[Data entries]
—————
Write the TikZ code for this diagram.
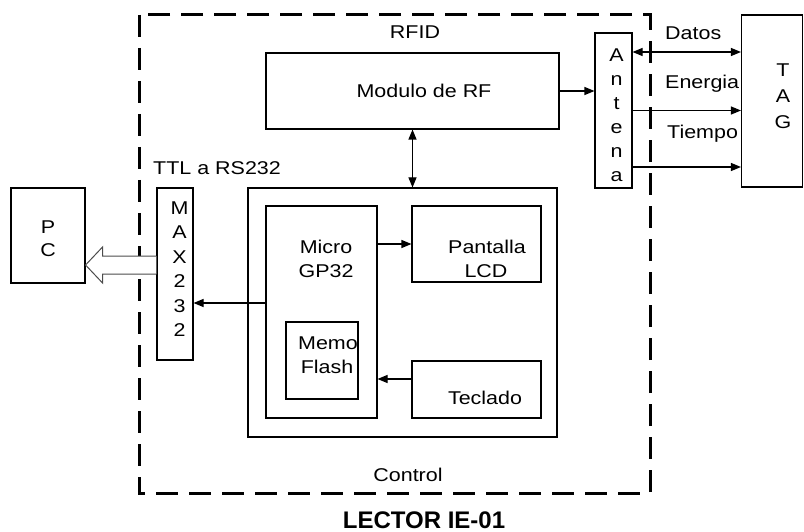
\documentclass[tikz,border=0pt]{standalone}
\usepackage{fontspec}
\setmainfont[FakeStretch=1.16]{Liberation Sans}
\newfontfamily\titlefont{Liberation Sans}
\usetikzlibrary{arrows.meta,calc}
\begin{document}
\begin{tikzpicture}[x=1pt,y=-1pt,
  box/.style={draw=black,line width=1.1pt,inner sep=0pt,minimum width=#1},
  txt/.style={font=\fontsize{18.5}{20}\selectfont,inner sep=0pt,anchor=base},
  ltxt/.style={font=\fontsize{18.5}{20}\selectfont,inner sep=0pt,anchor=base west},
  conn/.style={line width=1.1pt,-{Triangle[length=10pt,width=8pt]}},
  dconn/.style={line width=1.1pt,{Triangle[length=10pt,width=8pt]}-{Triangle[length=10pt,width=8pt]}},
  border/.style={line width=3pt,dash pattern=on 22pt off 11pt}]
\useasboundingbox (0,0) rectangle (804,532);
% outer dashed border
\draw[border] (139,15) rectangle (650,493);
% boxes
\node[box=293pt,minimum height=76pt] (mod) at (412.5,91) {};
\node[box=309pt,minimum height=249pt] (ctrl) at (402.5,312.5) {};
\node[box=111pt,minimum height=212pt] (micro) at (321.5,312) {};
\node[box=129pt,minimum height=76pt] (pant) at (476.5,244) {};
\node[box=72pt,minimum height=77pt] (memo) at (322,360.5) {};
\node[box=129pt,minimum height=57pt] (tec) at (476.5,389.5) {};
\node[box=36pt,minimum height=172pt] (max) at (175,274) {};
\node[box=74pt,minimum height=95pt] (pc) at (48,235.5) {};
\node[box=37pt,minimum height=155pt] (ant) at (613.5,110.5) {};
\node[box=61pt,minimum height=172pt] (tag) at (772,101) {};
% texts
\node[txt] (trfid) at (415,39) {RFID};
\node[txt] (tmod) at (424,97.5) {Modulo de RF};
\node[ltxt] (tttl) at (153,174.5) {TTL a RS232};
\node[txt] (tmicro1) at (326,253.5) {Micro};
\node[txt] (tmicro2) at (326,277.5) {GP32};
\node[txt] (tpant1) at (487,253.5) {Pantalla};
\node[txt] (tpant2) at (486,277.5) {LCD};
\node[txt] (tmemo1) at (328,349.5) {Memo};
\node[txt] (tmemo2) at (327,373.5) {Flash};
\node[txt] (ttec) at (485,404.5) {Teclado};
\node[txt] (tctrl) at (408,481.5) {Control};
\node[ltxt] (tdatos) at (665,39.5) {Datos};
\node[ltxt] (tener) at (665,88.5) {Energia};
\node[ltxt] (ttiem) at (667,138.5) {Tiempo};
\node[txt] (tp) at (48,233.5) {P};
\node[txt] (tc) at (48,256.5) {C};
\foreach \ch [count=\i] in {M,A,X,2,3,2}
  \node[txt] (tmax\i) at (179.5,{214.5+24.4*(\i-1)}) {\ch};
\foreach \ch [count=\i] in {A,n,t,e,n,a}
  \node[txt] (tant\i) at (616.5,{61.5+24.1*(\i-1)}) {\ch};
\foreach \ch [count=\i] in {T,A,G}
  \node[txt] (ttag\i) at (783,{76.5+26*(\i-1)}) {\ch};
\node[font=\titlefont\bfseries\fontsize{24}{26}\selectfont,inner sep=0pt,anchor=base] (title) at (424,528) {LECTOR IE-01};
% connectors
\draw[dconn] (mod.south) -- (mod.south |- ctrl.north);
\draw[conn] (mod.east) -- (ant.west |- mod.east);
\draw[dconn] ([yshift=58.5pt]ant.east) -- ([yshift=58.5pt]ant.east -| tag.west);
\draw[conn] (ant.east) -- (ant.east -| tag.west);
\draw[conn] ([yshift=-56.5pt]ant.east) -- ([yshift=-56.5pt]ant.east -| tag.west);
\draw[conn] (micro.east |- pant.west) -- (pant.west);
\draw[conn] ([yshift=10.5pt]tec.west) -- ([yshift=10.5pt]tec.west -| micro.east);
\draw[conn] ([yshift=9pt]micro.west) -- ([yshift=9pt]micro.west -| max.east);
% hollow arrow MAX -> PC
\coordinate (ha) at ([yshift=9pt]max.west);
\coordinate (hb) at ([yshift=9pt]max.west -| pc.east);
\draw[line width=1pt,fill=white,draw=black!70]
  ($(ha)+(0,-9)$) -- ($(hb)+(17,-9)$) -- ($(hb)+(17,-18)$) -- (hb)
  -- ($(hb)+(17,18)$) -- ($(hb)+(17,9)$) -- ($(ha)+(0,9)$);
\end{tikzpicture}
\end{document}
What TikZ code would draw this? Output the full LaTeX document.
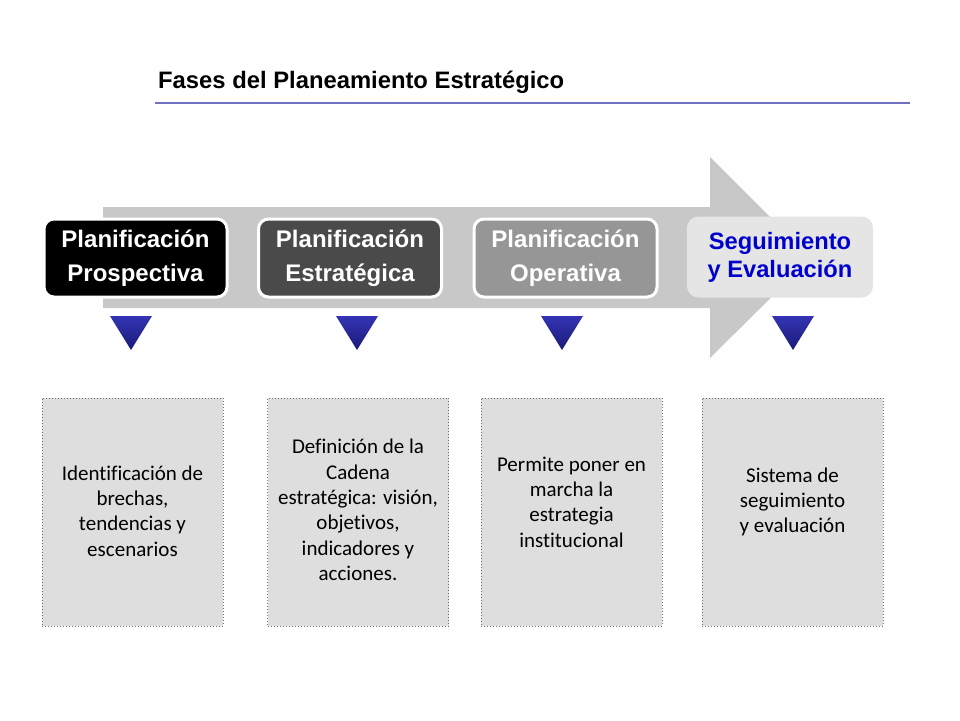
—————
◆ STATED EXERCISE: Reproduce the material in its entirety and word for word, without the pictures.

◆ COMPLETED TASK:
Write the TikZ code for this diagram.
\documentclass[tikz,border=0pt]{standalone}
\usepackage{fontspec}
\setmainfont[FakeStretch=1.16]{Liberation Sans}
\newfontfamily\titlefont{Liberation Sans}
\usetikzlibrary{arrows.meta,calc}
\begin{document}
\begin{tikzpicture}[x=1pt,y=-1pt,
  box/.style={draw=black,line width=1.1pt,inner sep=0pt,minimum width=#1},
  txt/.style={font=\fontsize{18.5}{20}\selectfont,inner sep=0pt,anchor=base},
  ltxt/.style={font=\fontsize{18.5}{20}\selectfont,inner sep=0pt,anchor=base west},
  conn/.style={line width=1.1pt,-{Triangle[length=10pt,width=8pt]}},
  dconn/.style={line width=1.1pt,{Triangle[length=10pt,width=8pt]}-{Triangle[length=10pt,width=8pt]}},
  border/.style={line width=3pt,dash pattern=on 22pt off 11pt}]
\useasboundingbox (0,0) rectangle (804,532);
% outer dashed border
\draw[border] (139,15) rectangle (650,493);
% boxes
\node[box=293pt,minimum height=76pt] (mod) at (412.5,91) {};
\node[box=309pt,minimum height=249pt] (ctrl) at (402.5,312.5) {};
\node[box=111pt,minimum height=212pt] (micro) at (321.5,312) {};
\node[box=129pt,minimum height=76pt] (pant) at (476.5,244) {};
\node[box=72pt,minimum height=77pt] (memo) at (322,360.5) {};
\node[box=129pt,minimum height=57pt] (tec) at (476.5,389.5) {};
\node[box=36pt,minimum height=172pt] (max) at (175,274) {};
\node[box=74pt,minimum height=95pt] (pc) at (48,235.5) {};
\node[box=37pt,minimum height=155pt] (ant) at (613.5,110.5) {};
\node[box=61pt,minimum height=172pt] (tag) at (772,101) {};
% texts
\node[txt] (trfid) at (415,39) {RFID};
\node[txt] (tmod) at (424,97.5) {Modulo de RF};
\node[ltxt] (tttl) at (153,174.5) {TTL a RS232};
\node[txt] (tmicro1) at (326,253.5) {Micro};
\node[txt] (tmicro2) at (326,277.5) {GP32};
\node[txt] (tpant1) at (487,253.5) {Pantalla};
\node[txt] (tpant2) at (486,277.5) {LCD};
\node[txt] (tmemo1) at (328,349.5) {Memo};
\node[txt] (tmemo2) at (327,373.5) {Flash};
\node[txt] (ttec) at (485,404.5) {Teclado};
\node[txt] (tctrl) at (408,481.5) {Control};
\node[ltxt] (tdatos) at (665,39.5) {Datos};
\node[ltxt] (tener) at (665,88.5) {Energia};
\node[ltxt] (ttiem) at (667,138.5) {Tiempo};
\node[txt] (tp) at (48,233.5) {P};
\node[txt] (tc) at (48,256.5) {C};
\foreach \ch [count=\i] in {M,A,X,2,3,2}
  \node[txt] (tmax\i) at (179.5,{214.5+24.4*(\i-1)}) {\ch};
\foreach \ch [count=\i] in {A,n,t,e,n,a}
  \node[txt] (tant\i) at (616.5,{61.5+24.1*(\i-1)}) {\ch};
\foreach \ch [count=\i] in {T,A,G}
  \node[txt] (ttag\i) at (783,{76.5+26*(\i-1)}) {\ch};
\node[font=\titlefont\bfseries\fontsize{24}{26}\selectfont,inner sep=0pt,anchor=base] (title) at (424,528) {LECTOR IE-01};
% connectors
\draw[dconn] (mod.south) -- (mod.south |- ctrl.north);
\draw[conn] (mod.east) -- (ant.west |- mod.east);
\draw[dconn] ([yshift=58.5pt]ant.east) -- ([yshift=58.5pt]ant.east -| tag.west);
\draw[conn] (ant.east) -- (ant.east -| tag.west);
\draw[conn] ([yshift=-56.5pt]ant.east) -- ([yshift=-56.5pt]ant.east -| tag.west);
\draw[conn] (micro.east |- pant.west) -- (pant.west);
\draw[conn] ([yshift=10.5pt]tec.west) -- ([yshift=10.5pt]tec.west -| micro.east);
\draw[conn] ([yshift=9pt]micro.west) -- ([yshift=9pt]micro.west -| max.east);
% hollow arrow MAX -> PC
\coordinate (ha) at ([yshift=9pt]max.west);
\coordinate (hb) at ([yshift=9pt]max.west -| pc.east);
\draw[line width=1pt,fill=white,draw=black!70]
  ($(ha)+(0,-9)$) -- ($(hb)+(17,-9)$) -- ($(hb)+(17,-18)$) -- (hb)
  -- ($(hb)+(17,18)$) -- ($(hb)+(17,9)$) -- ($(ha)+(0,9)$);
\end{tikzpicture}
\end{document}
What TikZ code would draw this? Output the full LaTeX document.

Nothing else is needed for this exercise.